Sunday, August 2, 2015

Paul Freeman (1936-2015)

Paul Freeman, the Richmond-born conductor who was a pioneer in performing and recording works of African-American composers, has died at 79.

In the 1970s, Freeman recorded nine albums surveying black composers for Columbia Records; a generation later, he supplemented those recordings with the African Heritage Symphonic Series on the Cedille label. He also recorded much of the standard repertory, from Mozart to Mahler, with a number of European orchestras. He was one of the most prolific American conductors in the recording studio, with a discography of more than 200 releases.
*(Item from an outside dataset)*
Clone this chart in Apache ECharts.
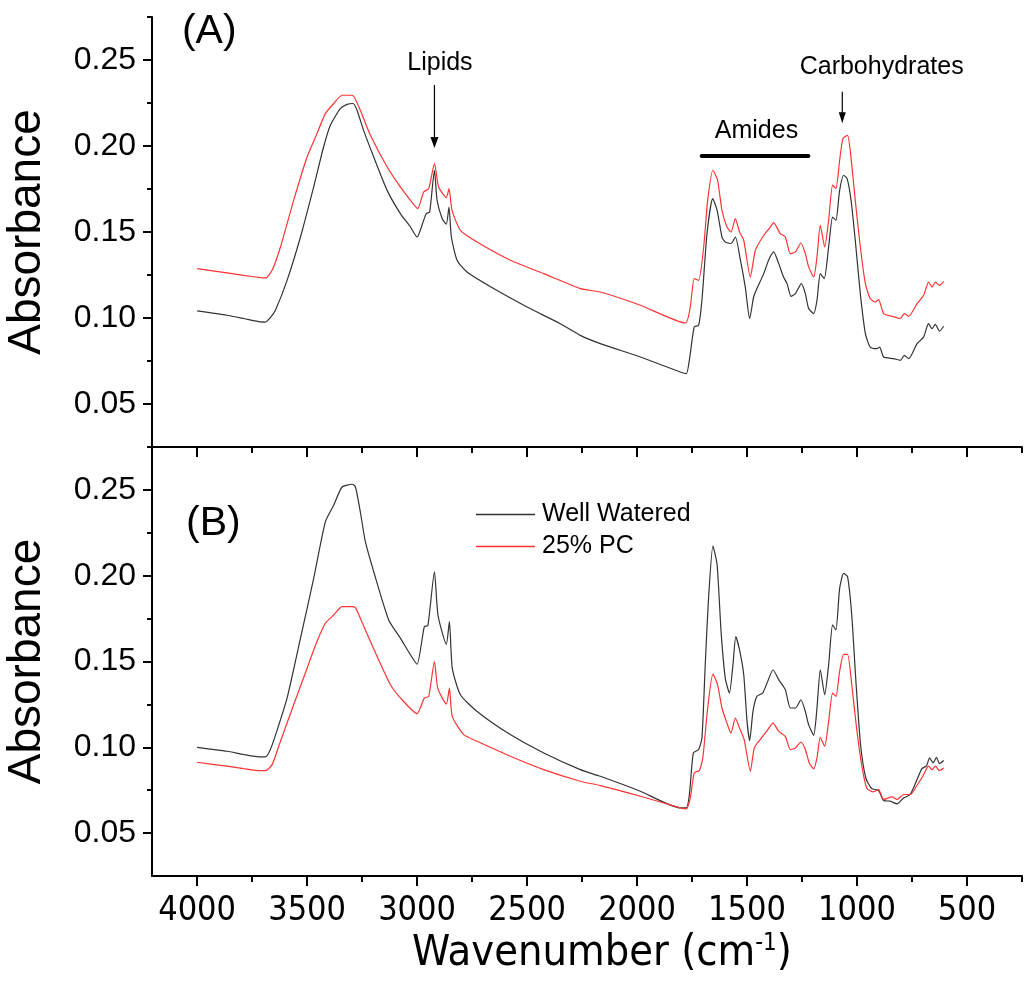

In 1987, Freeman founded the Chicago Sinfonietta; he led the ensemble, famed for the racial and ethnic diversity of its roster, for 24 years. In 1996 he was named chief conductor of the Czech National Symphony Orchestra. He also had been music director of the Victoria Symphony in British Columbia, and had held posts with the Dallas and Detroit symphonies and the Helsinki Philharmonic.

Freeman, one of 12 children of Mr. and Mrs. L.H. Freeman, grew up in the Jackson Ward neighborhood of Richmond. He was a 1952 graduate of Armstrong High School in the city’s then-racially segregated school system. He was one of two prominent conductors to come out of the school’s orchestra program, led by Maurice Williams. (The other was the late Leon Thompson, who was educational director of the New York Philharmonic in the 1970s.) Freeman also studied locally with cellist June Carpenter and clarinetist-conductor F. Nathaniel Gatlin.

Freeman subsequently earned degrees from the Eastman School of Music and the Berlin Hochschule für Musik, and underwent advanced study in conducting with Pierre Monteux and Richard Lert.